Seventeenth can exhilarate if you happened to land in Abu Dhabi around, say, 1am the previous Monday and if only at the immigration counter did you learn that, say, Slovenian citizens require an entry visa.

It is always lousy enough landing in wee hours and apparently worse when told you'll probably have to turn around and go right back.

As a 27-year-old triathlete from an athletically adept country of two million that tends to rank highly on Olympic medals-per-capita lists, Plese spent the next 16 hours lost on Earth.

Alone, because neither his coach nor a Slovenian official could be with him, he dialled the Slovenian embassy in Cairo. He dialled his coach, who dialled some Slovenian authorities. He dialled event organisers.

Everyone stated powerlessness.

At this point you might picture some nondescript waiting room that might multiply the misery, but fortunately for Plese, some Abu Dhabi hospitality intervened.

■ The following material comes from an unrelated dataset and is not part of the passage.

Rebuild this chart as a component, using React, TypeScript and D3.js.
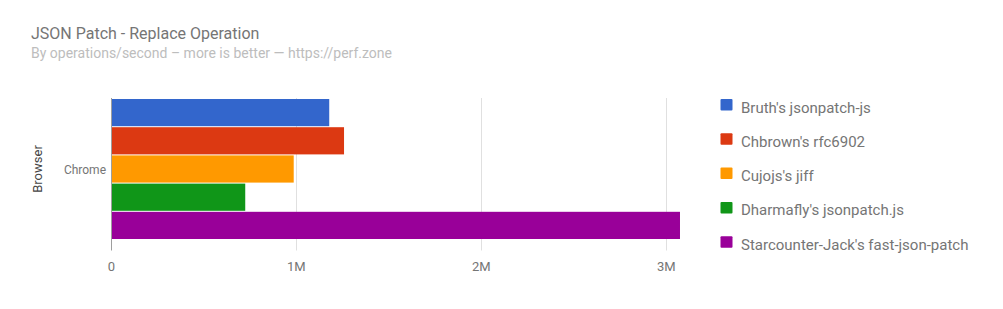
import React from "react";
import * as d3 from "d3";

const title = "JSON Patch - Replace Operation";
const subtitle = "By operations/second \u2013 more is better \u2014 https://perf.zone";
const categories = ["Chrome"];
const seriesNames = [
  "Bruth's jsonpatch-js",
  "Chbrown's rfc6902",
  "Cujojs's jiff",
  "Dharmafly's jsonpatch.js",
  "Starcounter-Jack's fast-json-patch",
];
const seriesValues = [1178000, 1258000, 986000, 724000, 3074000];
const seriesColors = ["#3366cc", "#dc3912", "#ff9900", "#109618", "#990099"];
const xTicks = [0, 1000000, 2000000, 3000000];
const xTickLabels = ["0", "1M", "2M", "3M"];
const yAxisTitle = "Browser";

const font = "Roboto, 'Noto Sans', Arial, sans-serif";

export default function App() {
  const x = d3.scaleLinear().domain([0, 3000000]).range([111.3, 666.3]);
  const chartTop = 98;
  const chartBottom = 250.5;
  const yCat = d3.scaleBand().domain(categories).range([99, 239]);
  const ySer = d3
    .scaleBand()
    .domain(seriesNames)
    .range([0, yCat.bandwidth()])
    .paddingInner(1 / 28);
  const legendY = d3.scaleLinear().domain([0, 1]).range([99, 133.3]);

  return (
    <svg
      width={1003}
      height={309}
      style={{ position: "absolute", left: 0, top: 0, fontFamily: font }}
    >
      <rect width={1003} height={309} fill="#fff" />
      <text x={31} y={39} fontSize={16} fill="#757575">
        {title}
      </text>
      <text x={31} y={58} fontSize={14} fill="#bdbdbd">
        {subtitle}
      </text>
      {xTicks.map((t, i) =>
        i === 0 ? null : (
          <line
            key={"g" + i}
            x1={Math.round(x(t)) + 0.5}
            x2={Math.round(x(t)) + 0.5}
            y1={chartTop}
            y2={chartBottom}
            stroke="#e0e0e0"
          />
        )
      )}
      {categories.map((c) =>
        seriesNames.map((s, i) => {
          const y0 = (yCat(c) as number) + (ySer(s) as number);
          return (
            <rect
              key={c + s}
              x={x(0)}
              y={y0}
              width={x(seriesValues[i]) - x(0)}
              height={ySer.bandwidth()}
              fill={seriesColors[i]}
            />
          );
        })
      )}
      <line
        x1={Math.round(x(0)) + 0.5}
        x2={Math.round(x(0)) + 0.5}
        y1={chartTop}
        y2={chartBottom}
        stroke="#9e9e9e"
      />
      {xTicks.map((t, i) => (
        <text
          key={"t" + i}
          x={x(t)}
          y={270.5}
          fontSize={13}
          fill="#757575"
          textAnchor="middle"
        >
          {xTickLabels[i]}
        </text>
      ))}
      {categories.map((c) => (
        <text
          key={"c" + c}
          x={106}
          y={(yCat(c) as number) + yCat.bandwidth() / 2 + 4.5}
          fontSize={12}
          fill="#757575"
          textAnchor="end"
        >
          {c}
        </text>
      ))}
      <text
        transform={`translate(42,169) rotate(-90)`}
        fontSize={13}
        fill="#444"
        textAnchor="middle"
      >
        {yAxisTitle}
      </text>
      {seriesNames.map((s, i) => (
        <g key={"l" + s}>
          <rect
            x={720.5}
            y={legendY(i)}
            width={12}
            height={11.5}
            rx={1}
            fill={seriesColors[i]}
          />
          <text x={741} y={legendY(i) + 13.5} fontSize={15} fill="#757575">
            {s}
          </text>
        </g>
      ))}
    </svg>
  );
}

"Oh, they took care of me," he said. "They put me in the business lobby. I was sleeping, twice. I had breakfast like I usually have for a week!"

At this point you might picture some sort of terminal bliss in some therapeutic room between origin and destination, but unfortunately for Plese, breakfast came with agony.

Many souls with visa issues have lingered in dingier airports with sadder stories, but not many have just completed the peculiar self-torture of triathlon training.

Plese had filled winter in Slovenia and Miami priming for Abu Dhabi. He had almost turned around in Munich en route to Abu Dhabi when an airline briefly wanted to charge €1,156 (Dh5,900) for his bicycle's excessive heft.

"I did so much training and everything for this one because it's such a long one," he said. "All my time will be wasted." Snoozing while sitting up as dawn came on Monday, he woke to an airport agent touting an 8am flight he could board at 7am. He winced and managed to get approval to wait longer. He had breakfast.

"And then I stayed for lunch," he said.

Pause.

"And then I stayed for dinner."

It seems Mr Plese also risked getting fat. He had snacks, nuts, fruit, fish, rice. For the first 12 hours, he did not realise he could walk in the terminal so remained in the one room, not the triathlete's typical Monday.

"And I took a shower," he said. "I didn't know what to do. They have a shower. They also have a toothbrush, and a brush."

He began to learn the lounge-staff timetable; it would change "every four hours".

Finally, in the late afternoon, an agent: "At 7pm, if you don't have your visa by then, you are leaving."

To describe this worst phase, Plese made his hands quiver.

So by yesterday afternoon, having finished in 7hrs 16mins 41secs after a poor opening swim and having tumbled into the wheelchair just beyond the triathlon finish line, and just sitting there with a bag of ice, here was one 17th-place finisher who spoke of a stranger as if that man were some sort of angel.

A call came. "A Mr Abdul Aziz, from nowhere," he said. "He's like a sheikh or something. I don't even know who he is. But he handled it just like nothing."

The visa, basically just a stamp, would come within two hours.

So while the whole sweaty brigade departs Abu Dhabi today, and while all those bicycles depart by air, and while we all should take a moment to think about the baggage handlers, away goes one elite triathlete especially satisfied to have competed, uncommonly grateful toward a powerful stranger and surely unlikely to arrive anywhere else lacking full knowledge of visa regulations.